- TASK INSTRUCTIONS -
Give back every line exactly as it appears, pictures excluded.

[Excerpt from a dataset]
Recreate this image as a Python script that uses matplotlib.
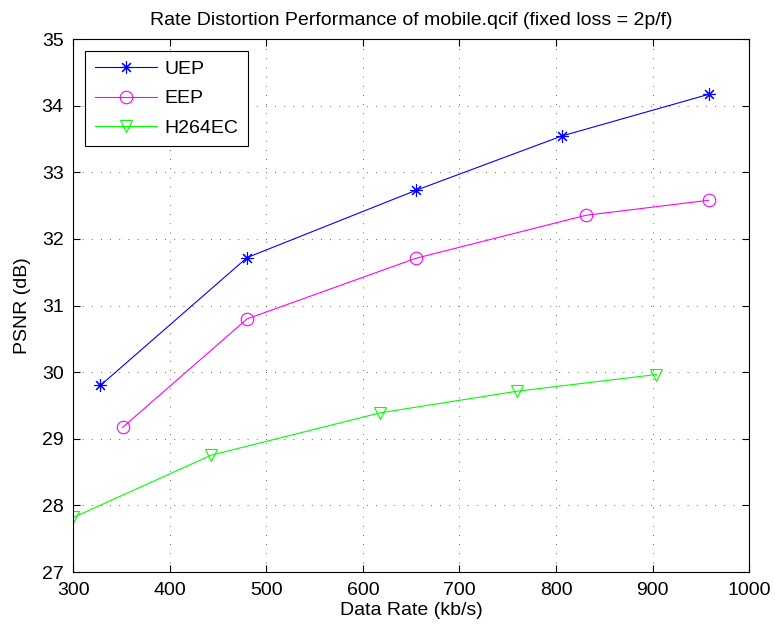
import matplotlib
matplotlib.use("Agg")
import matplotlib.pyplot as plt

plt.rcParams['font.family'] = ['Liberation Sans', 'DejaVu Sans']

# rate (kb/s) vs PSNR (dB) for each scheme
uep_rate = [328, 480, 655, 806, 958]
uep_psnr = [29.80, 31.72, 32.73, 33.545, 34.17]
eep_rate = [351, 480, 655, 831, 958]
eep_psnr = [29.17, 30.80, 31.71, 32.355, 32.58]
h264_rate = [300, 443, 618, 760, 904]
h264_psnr = [27.82, 28.755, 29.39, 29.715, 29.965]

fig = plt.figure(figsize=(7.75, 6.3), dpi=100, facecolor='white')
ax = fig.add_axes([0.0946, 0.092, 0.872, 0.846])

# asterisk = plus + cross, drawn as an 8-arm line marker
ax.plot(uep_rate, uep_psnr, color='#0000ff', marker=(8, 2, 0), markersize=9,
        markeredgewidth=0.8, linewidth=0.8, label='UEP')
ax.plot(eep_rate, eep_psnr, color='#ff00ff', marker='o', markersize=9,
        markerfacecolor='none', markeredgewidth=0.8, linewidth=0.8, label='EEP')
ax.plot(h264_rate, h264_psnr, color='#00ff00', marker='v', markersize=9,
        markerfacecolor='none', markeredgewidth=0.8, linewidth=0.8, label='H264EC')

ax.set_xlim(300, 1000)
ax.set_ylim(27, 35)
ax.set_xticks(range(300, 1001, 100))
ax.set_yticks(range(27, 36))
ax.grid(True, color='#333333', linestyle=(0, (1, 10)), linewidth=0.6)
ax.tick_params(direction='in', top=True, right=True, labelsize=14, length=5, pad=7)
for s in ax.spines.values():
    s.set_linewidth(0.8)

ax.set_xlabel('Data Rate (kb/s)', fontsize=14, labelpad=2)
ax.set_ylabel('PSNR (dB)', fontsize=14, labelpad=8)
ax.set_title('Rate Distortion Performance of mobile.qcif (fixed loss = 2p/f)',
             fontsize=14, pad=10)

leg = ax.legend(loc='upper left', fontsize=14, fancybox=False, framealpha=1,
                edgecolor='black', borderaxespad=0.6, handlelength=3.2,
                labelspacing=0.6, borderpad=0.5, handletextpad=0.4)
leg.get_frame().set_linewidth(0.8)

fig.savefig('out.png', dpi=100)
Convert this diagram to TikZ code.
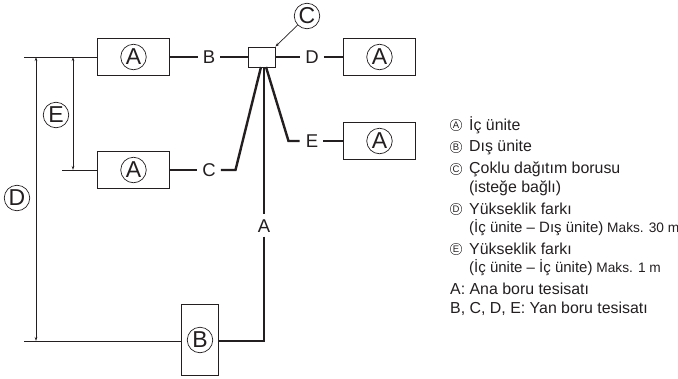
\documentclass[tikz,border=0pt]{standalone}
\usepackage{fontspec}
\setmainfont{Liberation Sans}
\definecolor{ink}{HTML}{231F20}
\usetikzlibrary{arrows.meta}
\newcommand{\maxnote}[1]{{\fontsize{13.7}{13.7}\selectfont\ #1}}
\tikzset{
  unit/.style={draw=ink,line width=0.9pt,fill=white,inner sep=0pt,minimum width=71.5pt,minimum height=37.5pt},
  circ/.style={draw=ink,line width=0.7pt,circle,inner sep=0pt,minimum size=25.5pt,font=\fontsize{23}{23}\selectfont,text=ink},
  lab/.style={inner sep=0pt,font=\fontsize{18.5}{18.5}\selectfont,text=ink},
  pipe/.style={draw=ink,line width=2.4pt},
  ref/.style={draw=ink,line width=0.7pt},
  dim/.style={draw=ink,line width=0.6pt,{Stealth[length=4pt,width=2.5pt]}-{Stealth[length=4pt,width=2.5pt]}},
  leg/.style={anchor=west,inner sep=0pt,font=\fontsize{15.9}{15.9}\selectfont,text=ink},
  legb/.style={leg,font=\fontsize{15}{15}\selectfont},
  mini/.style={draw=ink,line width=0.4pt,circle,inner sep=0pt,minimum size=11.5pt,font=\fontsize{9.5}{9.5}\selectfont,text=ink},
}
\begin{document}
\begin{tikzpicture}[x=1pt,y=-1pt]
\useasboundingbox (0,0) rectangle (678,378);
\node[unit] (a1) at (133.5,57) {};
\node[unit] (a2) at (133.5,170) {};
\node[unit] (a3) at (379.5,57) {};
\node[unit] (a4) at (379.5,141) {};
\node[unit,minimum width=37.5pt,minimum height=71.5pt] (b) at (200,340) {};
\node[draw=ink,line width=0.9pt,fill=white,minimum width=27pt,minimum height=20pt,inner sep=0pt] (hub) at (261.5,57) {};
\node[circ] at (133.5,57) {A};
\node[circ] at (133.5,170) {A};
\node[circ] at (379.5,57) {A};
\node[circ] at (379.5,141) {A};
\node[circ] (cb) at (200,340) {B};
\node[circ] (cc) at (307,16) {C};
\node[circ] (cd) at (17,198) {D};
\node[circ] (ce) at (56,115) {E};
\node[lab] (lb) at (209,57) {B};
\node[lab] (lc) at (209,170) {C};
\node[lab] (ld) at (312,57) {D};
\node[lab] (le) at (312,141) {E};
\node[lab] (la) at (264,226) {A};
\coordinate (tl) at (24,57);
\coordinate (ml) at (62,170);
\coordinate (bl) at (24,341);
\coordinate (d1) at (36,57);
\coordinate (d2) at (36,341);
\coordinate (e1) at (73,57);
\coordinate (e2) at (73,170);
\coordinate (kc) at (235.5,170);
\coordinate (ke) at (288.5,141);
\coordinate (ka) at (264,341);
\coordinate (hc) at (261,67);
\coordinate (he) at (266,67);
\coordinate (ha) at (264,67);
\draw[ref] (tl) -- (a1.west);
\draw[ref] (ml) -- (a2.west);
\draw[ref] (bl) -- (b.west |- bl);
\draw[dim] (d1) -- (d2);
\draw[dim] (e1) -- (e2);
\draw[pipe] (a1.east) -- ([xshift=-5pt]lb.west);
\draw[pipe] ([xshift=5pt]lb.east) -- (hub.west);
\draw[pipe] (a2.east) -- ([xshift=-5pt]lc.west);
\draw[pipe] ([xshift=5pt]lc.east) -- (kc) -- (hc);
\draw[pipe] (hub.east) -- ([xshift=-5pt]ld.west);
\draw[pipe] ([xshift=5pt]ld.east) -- (a3.west);
\draw[pipe] (he) -- (ke) -- ([xshift=-6pt]le.west);
\draw[pipe] ([xshift=5pt]le.east) -- (a4.west);
\draw[pipe] (ha) -- ([yshift=5pt]la.north);
\draw[pipe] ([yshift=-4pt]la.south) -- (ka) -- (b.east |- ka);
\draw[ref,-{Stealth[length=4pt,width=3pt]}] (cc) -- (hub.north east);
\node[mini] (m1) at (456,125) {A};
\node[leg] (t1) at (469,125) {İç ünite};
\node[mini] (m2) at (456,147) {B};
\node[leg] (t2) at (469,147) {Dış ünite};
\node[mini] (m3) at (456,169) {C};
\node[leg] (t3) at (469,169) {Çoklu dağıtım borusu};
\node[leg] (t4) at (469,188) {(isteğe bağlı)};
\node[mini] (m4) at (456,209) {D};
\node[leg] (t5) at (469,209) {Yükseklik farkı};
\node[legb] (t6) at (469,228) {(İç ünite – Dış ünite)\maxnote{Maks. 30 m}};
\node[mini] (m5) at (456,249) {E};
\node[leg] (t7) at (469,249) {Yükseklik farkı};
\node[legb] (t8) at (469,268) {(İç ünite – İç ünite)\maxnote{Maks. 1 m}};
\node[leg] (t9) at (450,289) {A: Ana boru tesisatı};
\node[leg] (t10) at (450,309) {B, C, D, E: Yan boru tesisatı};
\end{tikzpicture}
\end{document}
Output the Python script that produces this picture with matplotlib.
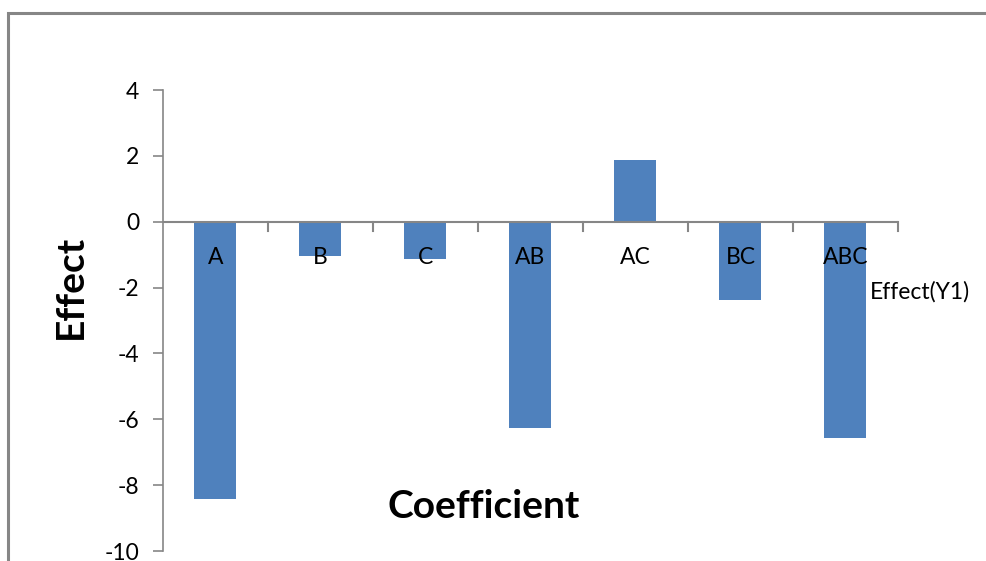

- EXERCISE ANSWER -
Recreate this image as a Python script that uses matplotlib.
import matplotlib
matplotlib.use("Agg")
import matplotlib.pyplot as plt

plt.rcParams['font.family'] = ['Liberation Sans', 'DejaVu Sans']

# rate (kb/s) vs PSNR (dB) for each scheme
uep_rate = [328, 480, 655, 806, 958]
uep_psnr = [29.80, 31.72, 32.73, 33.545, 34.17]
eep_rate = [351, 480, 655, 831, 958]
eep_psnr = [29.17, 30.80, 31.71, 32.355, 32.58]
h264_rate = [300, 443, 618, 760, 904]
h264_psnr = [27.82, 28.755, 29.39, 29.715, 29.965]

fig = plt.figure(figsize=(7.75, 6.3), dpi=100, facecolor='white')
ax = fig.add_axes([0.0946, 0.092, 0.872, 0.846])

# asterisk = plus + cross, drawn as an 8-arm line marker
ax.plot(uep_rate, uep_psnr, color='#0000ff', marker=(8, 2, 0), markersize=9,
        markeredgewidth=0.8, linewidth=0.8, label='UEP')
ax.plot(eep_rate, eep_psnr, color='#ff00ff', marker='o', markersize=9,
        markerfacecolor='none', markeredgewidth=0.8, linewidth=0.8, label='EEP')
ax.plot(h264_rate, h264_psnr, color='#00ff00', marker='v', markersize=9,
        markerfacecolor='none', markeredgewidth=0.8, linewidth=0.8, label='H264EC')

ax.set_xlim(300, 1000)
ax.set_ylim(27, 35)
ax.set_xticks(range(300, 1001, 100))
ax.set_yticks(range(27, 36))
ax.grid(True, color='#333333', linestyle=(0, (1, 10)), linewidth=0.6)
ax.tick_params(direction='in', top=True, right=True, labelsize=14, length=5, pad=7)
for s in ax.spines.values():
    s.set_linewidth(0.8)

ax.set_xlabel('Data Rate (kb/s)', fontsize=14, labelpad=2)
ax.set_ylabel('PSNR (dB)', fontsize=14, labelpad=8)
ax.set_title('Rate Distortion Performance of mobile.qcif (fixed loss = 2p/f)',
             fontsize=14, pad=10)

leg = ax.legend(loc='upper left', fontsize=14, fancybox=False, framealpha=1,
                edgecolor='black', borderaxespad=0.6, handlelength=3.2,
                labelspacing=0.6, borderpad=0.5, handletextpad=0.4)
leg.get_frame().set_linewidth(0.8)

fig.savefig('out.png', dpi=100)
Convert this diagram to TikZ code.
\documentclass[tikz,border=0pt]{standalone}
\usepackage{fontspec}
\setmainfont{Liberation Sans}
\definecolor{ink}{HTML}{231F20}
\usetikzlibrary{arrows.meta}
\newcommand{\maxnote}[1]{{\fontsize{13.7}{13.7}\selectfont\ #1}}
\tikzset{
  unit/.style={draw=ink,line width=0.9pt,fill=white,inner sep=0pt,minimum width=71.5pt,minimum height=37.5pt},
  circ/.style={draw=ink,line width=0.7pt,circle,inner sep=0pt,minimum size=25.5pt,font=\fontsize{23}{23}\selectfont,text=ink},
  lab/.style={inner sep=0pt,font=\fontsize{18.5}{18.5}\selectfont,text=ink},
  pipe/.style={draw=ink,line width=2.4pt},
  ref/.style={draw=ink,line width=0.7pt},
  dim/.style={draw=ink,line width=0.6pt,{Stealth[length=4pt,width=2.5pt]}-{Stealth[length=4pt,width=2.5pt]}},
  leg/.style={anchor=west,inner sep=0pt,font=\fontsize{15.9}{15.9}\selectfont,text=ink},
  legb/.style={leg,font=\fontsize{15}{15}\selectfont},
  mini/.style={draw=ink,line width=0.4pt,circle,inner sep=0pt,minimum size=11.5pt,font=\fontsize{9.5}{9.5}\selectfont,text=ink},
}
\begin{document}
\begin{tikzpicture}[x=1pt,y=-1pt]
\useasboundingbox (0,0) rectangle (678,378);
\node[unit] (a1) at (133.5,57) {};
\node[unit] (a2) at (133.5,170) {};
\node[unit] (a3) at (379.5,57) {};
\node[unit] (a4) at (379.5,141) {};
\node[unit,minimum width=37.5pt,minimum height=71.5pt] (b) at (200,340) {};
\node[draw=ink,line width=0.9pt,fill=white,minimum width=27pt,minimum height=20pt,inner sep=0pt] (hub) at (261.5,57) {};
\node[circ] at (133.5,57) {A};
\node[circ] at (133.5,170) {A};
\node[circ] at (379.5,57) {A};
\node[circ] at (379.5,141) {A};
\node[circ] (cb) at (200,340) {B};
\node[circ] (cc) at (307,16) {C};
\node[circ] (cd) at (17,198) {D};
\node[circ] (ce) at (56,115) {E};
\node[lab] (lb) at (209,57) {B};
\node[lab] (lc) at (209,170) {C};
\node[lab] (ld) at (312,57) {D};
\node[lab] (le) at (312,141) {E};
\node[lab] (la) at (264,226) {A};
\coordinate (tl) at (24,57);
\coordinate (ml) at (62,170);
\coordinate (bl) at (24,341);
\coordinate (d1) at (36,57);
\coordinate (d2) at (36,341);
\coordinate (e1) at (73,57);
\coordinate (e2) at (73,170);
\coordinate (kc) at (235.5,170);
\coordinate (ke) at (288.5,141);
\coordinate (ka) at (264,341);
\coordinate (hc) at (261,67);
\coordinate (he) at (266,67);
\coordinate (ha) at (264,67);
\draw[ref] (tl) -- (a1.west);
\draw[ref] (ml) -- (a2.west);
\draw[ref] (bl) -- (b.west |- bl);
\draw[dim] (d1) -- (d2);
\draw[dim] (e1) -- (e2);
\draw[pipe] (a1.east) -- ([xshift=-5pt]lb.west);
\draw[pipe] ([xshift=5pt]lb.east) -- (hub.west);
\draw[pipe] (a2.east) -- ([xshift=-5pt]lc.west);
\draw[pipe] ([xshift=5pt]lc.east) -- (kc) -- (hc);
\draw[pipe] (hub.east) -- ([xshift=-5pt]ld.west);
\draw[pipe] ([xshift=5pt]ld.east) -- (a3.west);
\draw[pipe] (he) -- (ke) -- ([xshift=-6pt]le.west);
\draw[pipe] ([xshift=5pt]le.east) -- (a4.west);
\draw[pipe] (ha) -- ([yshift=5pt]la.north);
\draw[pipe] ([yshift=-4pt]la.south) -- (ka) -- (b.east |- ka);
\draw[ref,-{Stealth[length=4pt,width=3pt]}] (cc) -- (hub.north east);
\node[mini] (m1) at (456,125) {A};
\node[leg] (t1) at (469,125) {İç ünite};
\node[mini] (m2) at (456,147) {B};
\node[leg] (t2) at (469,147) {Dış ünite};
\node[mini] (m3) at (456,169) {C};
\node[leg] (t3) at (469,169) {Çoklu dağıtım borusu};
\node[leg] (t4) at (469,188) {(isteğe bağlı)};
\node[mini] (m4) at (456,209) {D};
\node[leg] (t5) at (469,209) {Yükseklik farkı};
\node[legb] (t6) at (469,228) {(İç ünite – Dış ünite)\maxnote{Maks. 30 m}};
\node[mini] (m5) at (456,249) {E};
\node[leg] (t7) at (469,249) {Yükseklik farkı};
\node[legb] (t8) at (469,268) {(İç ünite – İç ünite)\maxnote{Maks. 1 m}};
\node[leg] (t9) at (450,289) {A: Ana boru tesisatı};
\node[leg] (t10) at (450,309) {B, C, D, E: Yan boru tesisatı};
\end{tikzpicture}
\end{document}
Output the Python script that produces this picture with matplotlib.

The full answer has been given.